The Democratic governor released his budget-rebalancing plan Monday, the starting point for negotiations with lawmakers ahead of a 10-day special session called by Edwards to begin Feb. 13.
Edwards seeks to shield the K-12 public school financing formula, public colleges, state prisons and Louisiana’s child welfare agency from slashing.
He suggests a 2.5 percent cut to the budgets that pay for the state Supreme Court and the Louisiana Legislature. He proposes reductions across a wide array of agencies, such as the Office of Juvenile Justice and state police. Offices led by the attorney general and the insurance commissioner would take reductions.
About $100 million of the plan involves tapping into other available financing - in effect, using fund balances to fill gaps, rather than cuts. Dollars from a drug company settlement, better-than-expected fee collections and other money would be used. Money allocated to the legislative auditor’s office to pay for a new office building would instead fill budget holes. The health department would get $44 million in higher-than-anticipated tobacco tax collections.
A large portion of the governor’s plan hinges on using more than $119 million from the rainy day fund, which requires support from two-thirds of the House and Senate. The proposal is running into pushback from some lawmakers, mainly Republicans, who say they don’t want to raid any more savings accounts to fill budget gaps.
Edwards said in a statement that his administration “sat down with every agency to identify where budget adjustments could be made” while protecting state priorities.
“We have gone line-by-line in the state budget to identify cuts and other state general fund reductions, including identifying funds that could be moved to other areas of the budget,” the governor said. “In our view, this is the most responsible approach to solve this shortfall until we can make structural budget changes in the regular session” that begins in April.
Rep. Lance Harris, R-Alexandria, leader of the House Republican delegation, said he needs analysis from House financial staff before he could assess the governor’s proposal.
“I want to look at every single option before we use the rainy day fund,” Harris said.
Senate Finance Chairman Eric LaFleur, D-Ville Platte, liked Edwards’ general approach.
“It’s certainly a good starting point for everyone,” LaFleur said.

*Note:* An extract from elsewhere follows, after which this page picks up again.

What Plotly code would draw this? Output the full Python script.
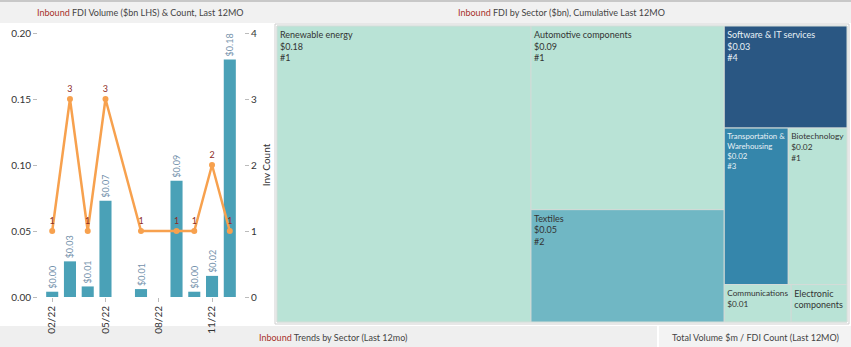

Attorney General Jeff Landry, a Republican who regularly spars with Edwards, said the governor’s budget cut proposal would damage his office and “would reduce our ability to bring much needed funds to Louisiana by pursuing legitimate claims on behalf of the state.”
“Our pursuit of child predators, fraudulent contractors and corrupt government officials would be significantly harmed,” Landry said in a statement.
Beyond the rainy day fund, much of Edwards’ plan rests on cutting state financing in the Department of Health by $128 million, though $73 million of that would be offset by using other available fund balances and the tobacco tax money.
Health Department spokesman Bob Johannessen said the remaining $55 million would involve spending cuts. A payment to Medicaid providers for dental care would be delayed one month, to shift nearly $5 million in costs to next year. Private managers of the LSU charity hospitals, clinics and services for the poor would be cut 1 percent. Contracts would be cut, along with overtime, supply purchases and travel spending.
In the parameters he set for the special session, Edwards isn’t allowing any talk of tax hikes to close the deficit. But if lawmakers want to propose raising fees to pay for government services, they can do so - though the governor doesn’t include any fee increases in his plan.
The deficit opened up when Louisiana’s income forecasting panel downgraded state tax collection estimates to account for unemployment that is dragging income, business and sales taxes below expectations.
The $27 billion state operating budget for the financial year that ends June 30 must be rebalanced this month.